The cubs needed a special enclosure to help them establish the survival skills they needed in the wild and to ensure that they didn’t grow accustomed to the sight of humans in seeing keepers daily as this could harm their chances of survival in the wild. They were set up in a naturalized enclosure (free of humans) so they could work on their moves and feed in ways that would mimic the opportunities and obstacles they might face in the wild. Being fed live rodents meant they could develop the hunting skills that would normally have been demonstrated to them by their mother.
“The bobcats were raised in a manmade enclosure with structures meant to intrigue and prompt the cats to develop natural behaviors,” said the Operations Manager for County Parks of Monterey in an email to IFLScience. “The cats were fed a natural diet of live rodents and carrion that they would encounter in nature.”
The cubs remained in captivity for 8 months at the WCSV as keepers monitored their progress and preparedness for eventual release. Once it was decided that the siblings were ready to go it alone their release was organized with County Parks of Monterey, who decided that the two would rejoin the wild on March 24th. They were released at the same location they were discovered, with an audience of captivated humans reveling in the successful return of the bobcats to their home territory.

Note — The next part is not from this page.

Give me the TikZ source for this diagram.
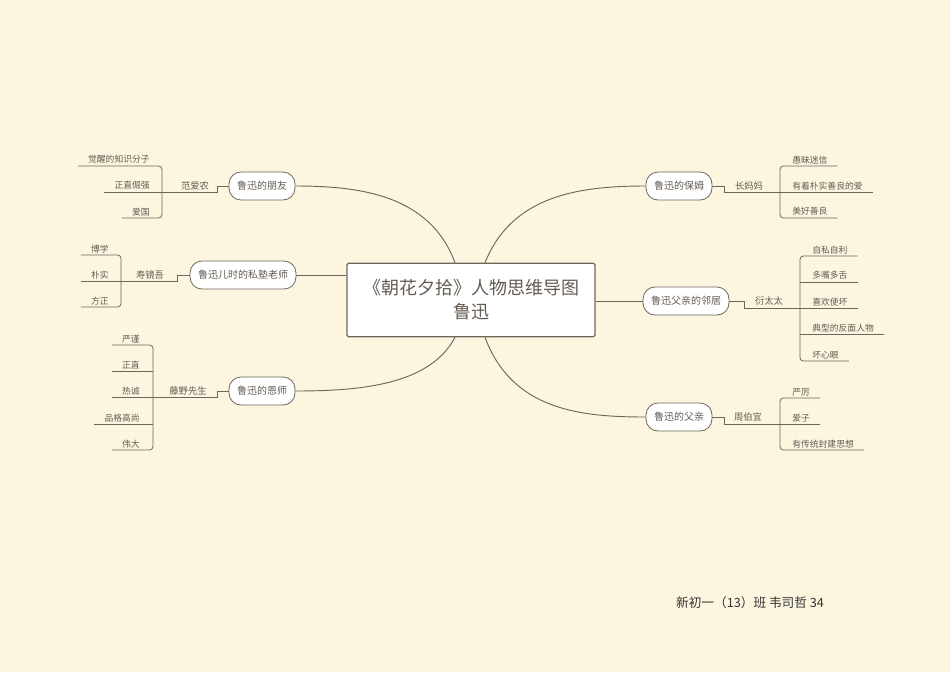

Bobcats (Lynx rufus) are a successful species of wild cat found across North America, named for their adorable stubby “bob” tails. It’s the smallest of the Lynx genus, measuring around 47.5 to 125 centimeters (18.7 to 49.2 inches) in length. A pregnant female can give birth to up to six cubs at a time, who she’ll raise on her own. They are weaned at five months and will head out on their own shortly before they turn one.